Task directions: Copy out the data below as written; omit any images.

Supplied data:
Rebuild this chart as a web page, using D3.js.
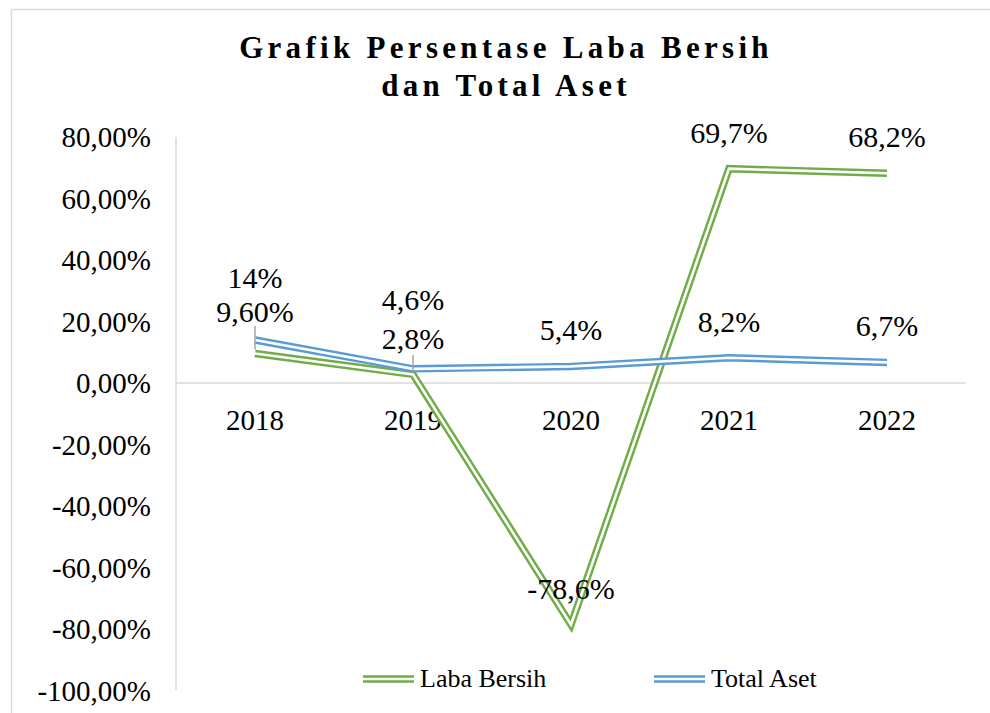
<!DOCTYPE html>
<html>
<head>
<meta charset="utf-8">
<script src="https://cdn.jsdelivr.net/npm/d3@7"></script>
<style>
  body { margin: 0; background: #fff; }
  svg { display: block; font-family: "Liberation Serif", "Times New Roman", serif; }
</style>
</head>
<body>
<div id="chart"></div>
<script>
// Data
const years = ["2018", "2019", "2020", "2021", "2022"];
const labaBersih = [9.6, 2.8, -78.6, 69.7, 68.2];
const totalAset = [14, 4.6, 5.4, 8.2, 6.7];
const labaLabels = ["9,60%", "2,8%", "-78,6%", "69,7%", "68,2%"];
const asetLabels = ["14%", "4,6%", "5,4%", "8,2%", "6,7%"];
const yTicks = [80, 60, 40, 20, 0, -20, -40, -60, -80, -100];

const W = 990, H = 713;
const plot = { left: 176, right: 966, top: 137, bottom: 690.5 };

const svg = d3.select("#chart").append("svg")
    .attr("width", W)
    .attr("height", H);

// chart border (only top and left show in the crop)
svg.append("path")
    .attr("d", `M11.5,${H + 5} L11.5,9.5 L${W + 5},9.5`)
    .attr("fill", "none")
    .attr("stroke", "#d9d9d9")
    .attr("stroke-width", 1.5);

// Title
const title = svg.append("text")
    .attr("text-anchor", "middle")
    .style("font-weight", "bold")
    .style("font-size", "31px")
    .style("letter-spacing", "4.3px");
title.append("tspan").attr("x", 506).attr("y", 58).text("Grafik Persentase Laba Bersih");
title.append("tspan").attr("x", 506).attr("y", 96).text("dan Total Aset");

const x = d3.scaleBand().domain(years).range([plot.left, plot.right]);
const y = d3.scaleLinear().domain([-100, 80]).range([plot.bottom, plot.top]);

const locale = d3.formatLocale({ decimal: ",", thousands: ".", grouping: [3], currency: ["", ""], minus: "-" });
const fmt = locale.format(".2f");

// y axis line + zero gridline
svg.append("line")
    .attr("x1", plot.left).attr("x2", plot.left)
    .attr("y1", y(80)).attr("y2", y(-100))
    .attr("stroke", "#d9d9d9").attr("stroke-width", 1.5);
svg.append("line")
    .attr("x1", plot.left).attr("x2", plot.right)
    .attr("y1", y(0)).attr("y2", y(0))
    .attr("stroke", "#d9d9d9").attr("stroke-width", 1.5);

// y tick labels
svg.selectAll(".ytick")
    .data(yTicks)
    .enter()
    .append("text")
    .attr("class", "ytick")
    .attr("x", 151)
    .attr("y", d => y(d) + 10)
    .attr("text-anchor", "end")
    .style("font-size", "29px")
    .text(d => fmt(d) + "%");

// x category labels (sit just under the zero line)
svg.selectAll(".xtick")
    .data(years)
    .enter()
    .append("text")
    .attr("class", "xtick")
    .attr("x", d => x(d) + x.bandwidth() / 2)
    .attr("y", 430)
    .attr("text-anchor", "middle")
    .style("font-size", "29px")
    .text(d => d);

const cx = (d, i) => x(years[i]) + x.bandwidth() / 2;
const line = d3.line().x(cx).y(d => y(d));

const series = [
    { name: "Laba Bersih", values: labaBersih, labels: labaLabels, color: "#70ad47" },
    { name: "Total Aset", values: totalAset, labels: asetLabels, color: "#5b9bd5" }
];

// compound (double) lines: wide coloured stroke with a thin white core
series.forEach(s => {
    svg.append("path")
        .datum(s.values)
        .attr("d", line)
        .attr("fill", "none")
        .attr("stroke", s.color)
        .attr("stroke-width", 7.5)
        .attr("stroke-linejoin", "miter");
    svg.append("path")
        .datum(s.values)
        .attr("d", line)
        .attr("fill", "none")
        .attr("stroke", "#fff")
        .attr("stroke-width", 2.6)
        .attr("stroke-linejoin", "miter");
});

// leader lines for the moved labels
const leaders = [[0, 326], [1, 355]];
leaders.forEach(([i, top]) => {
    svg.append("line")
        .attr("x1", cx(null, i)).attr("x2", cx(null, i))
        .attr("y1", top).attr("y2", y(labaBersih[i]) - 4)
        .attr("stroke", "#a6a6a6").attr("stroke-width", 1.5);
});

// data labels, default just above the point; a few were dragged in the original
const labelShift = { "Laba Bersih": [-31, -25, -26, -26, -26], "Total Aset": [-52, -59, -26, -26, -26] };
series.forEach(s => {
    svg.selectAll(null)
        .data(s.values)
        .enter()
        .append("text")
        .attr("x", cx)
        .attr("y", (d, i) => y(d) + labelShift[s.name][i])
        .attr("text-anchor", "middle")
        .style("font-size", "30px")
        .text((d, i) => s.labels[i]);
});

// legend
const legendX = [363, 654];
series.forEach((s, i) => {
    const g = svg.append("g").attr("transform", `translate(${legendX[i]},679)`);
    g.append("line").attr("x1", 0).attr("x2", 51).attr("y1", 0).attr("y2", 0)
        .attr("stroke", s.color).attr("stroke-width", 7.5);
    g.append("line").attr("x1", 0).attr("x2", 51).attr("y1", 0).attr("y2", 0)
        .attr("stroke", "#fff").attr("stroke-width", 2.6);
    g.append("text")
        .attr("x", 57).attr("y", 8)
        .style("font-size", "26px")
        .text(s.name);
});
</script>
</body>
</html>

Solved problem:
Rebuild this chart as a web page, using D3.js.
<!DOCTYPE html>
<html>
<head>
<meta charset="utf-8">
<script src="https://cdn.jsdelivr.net/npm/d3@7"></script>
<style>
  body { margin: 0; background: #fff; }
  svg { display: block; font-family: "Liberation Serif", "Times New Roman", serif; }
</style>
</head>
<body>
<div id="chart"></div>
<script>
// Data
const years = ["2018", "2019", "2020", "2021", "2022"];
const labaBersih = [9.6, 2.8, -78.6, 69.7, 68.2];
const totalAset = [14, 4.6, 5.4, 8.2, 6.7];
const labaLabels = ["9,60%", "2,8%", "-78,6%", "69,7%", "68,2%"];
const asetLabels = ["14%", "4,6%", "5,4%", "8,2%", "6,7%"];
const yTicks = [80, 60, 40, 20, 0, -20, -40, -60, -80, -100];

const W = 990, H = 713;
const plot = { left: 176, right: 966, top: 137, bottom: 690.5 };

const svg = d3.select("#chart").append("svg")
    .attr("width", W)
    .attr("height", H);

// chart border (only top and left show in the crop)
svg.append("path")
    .attr("d", `M11.5,${H + 5} L11.5,9.5 L${W + 5},9.5`)
    .attr("fill", "none")
    .attr("stroke", "#d9d9d9")
    .attr("stroke-width", 1.5);

// Title
const title = svg.append("text")
    .attr("text-anchor", "middle")
    .style("font-weight", "bold")
    .style("font-size", "31px")
    .style("letter-spacing", "4.3px");
title.append("tspan").attr("x", 506).attr("y", 58).text("Grafik Persentase Laba Bersih");
title.append("tspan").attr("x", 506).attr("y", 96).text("dan Total Aset");

const x = d3.scaleBand().domain(years).range([plot.left, plot.right]);
const y = d3.scaleLinear().domain([-100, 80]).range([plot.bottom, plot.top]);

const locale = d3.formatLocale({ decimal: ",", thousands: ".", grouping: [3], currency: ["", ""], minus: "-" });
const fmt = locale.format(".2f");

// y axis line + zero gridline
svg.append("line")
    .attr("x1", plot.left).attr("x2", plot.left)
    .attr("y1", y(80)).attr("y2", y(-100))
    .attr("stroke", "#d9d9d9").attr("stroke-width", 1.5);
svg.append("line")
    .attr("x1", plot.left).attr("x2", plot.right)
    .attr("y1", y(0)).attr("y2", y(0))
    .attr("stroke", "#d9d9d9").attr("stroke-width", 1.5);

// y tick labels
svg.selectAll(".ytick")
    .data(yTicks)
    .enter()
    .append("text")
    .attr("class", "ytick")
    .attr("x", 151)
    .attr("y", d => y(d) + 10)
    .attr("text-anchor", "end")
    .style("font-size", "29px")
    .text(d => fmt(d) + "%");

// x category labels (sit just under the zero line)
svg.selectAll(".xtick")
    .data(years)
    .enter()
    .append("text")
    .attr("class", "xtick")
    .attr("x", d => x(d) + x.bandwidth() / 2)
    .attr("y", 430)
    .attr("text-anchor", "middle")
    .style("font-size", "29px")
    .text(d => d);

const cx = (d, i) => x(years[i]) + x.bandwidth() / 2;
const line = d3.line().x(cx).y(d => y(d));

const series = [
    { name: "Laba Bersih", values: labaBersih, labels: labaLabels, color: "#70ad47" },
    { name: "Total Aset", values: totalAset, labels: asetLabels, color: "#5b9bd5" }
];

// compound (double) lines: wide coloured stroke with a thin white core
series.forEach(s => {
    svg.append("path")
        .datum(s.values)
        .attr("d", line)
        .attr("fill", "none")
        .attr("stroke", s.color)
        .attr("stroke-width", 7.5)
        .attr("stroke-linejoin", "miter");
    svg.append("path")
        .datum(s.values)
        .attr("d", line)
        .attr("fill", "none")
        .attr("stroke", "#fff")
        .attr("stroke-width", 2.6)
        .attr("stroke-linejoin", "miter");
});

// leader lines for the moved labels
const leaders = [[0, 326], [1, 355]];
leaders.forEach(([i, top]) => {
    svg.append("line")
        .attr("x1", cx(null, i)).attr("x2", cx(null, i))
        .attr("y1", top).attr("y2", y(labaBersih[i]) - 4)
        .attr("stroke", "#a6a6a6").attr("stroke-width", 1.5);
});

// data labels, default just above the point; a few were dragged in the original
const labelShift = { "Laba Bersih": [-31, -25, -26, -26, -26], "Total Aset": [-52, -59, -26, -26, -26] };
series.forEach(s => {
    svg.selectAll(null)
        .data(s.values)
        .enter()
        .append("text")
        .attr("x", cx)
        .attr("y", (d, i) => y(d) + labelShift[s.name][i])
        .attr("text-anchor", "middle")
        .style("font-size", "30px")
        .text((d, i) => s.labels[i]);
});

// legend
const legendX = [363, 654];
series.forEach((s, i) => {
    const g = svg.append("g").attr("transform", `translate(${legendX[i]},679)`);
    g.append("line").attr("x1", 0).attr("x2", 51).attr("y1", 0).attr("y2", 0)
        .attr("stroke", s.color).attr("stroke-width", 7.5);
    g.append("line").attr("x1", 0).attr("x2", 51).attr("y1", 0).attr("y2", 0)
        .attr("stroke", "#fff").attr("stroke-width", 2.6);
    g.append("text")
        .attr("x", 57).attr("y", 8)
        .style("font-size", "26px")
        .text(s.name);
});
</script>
</body>
</html>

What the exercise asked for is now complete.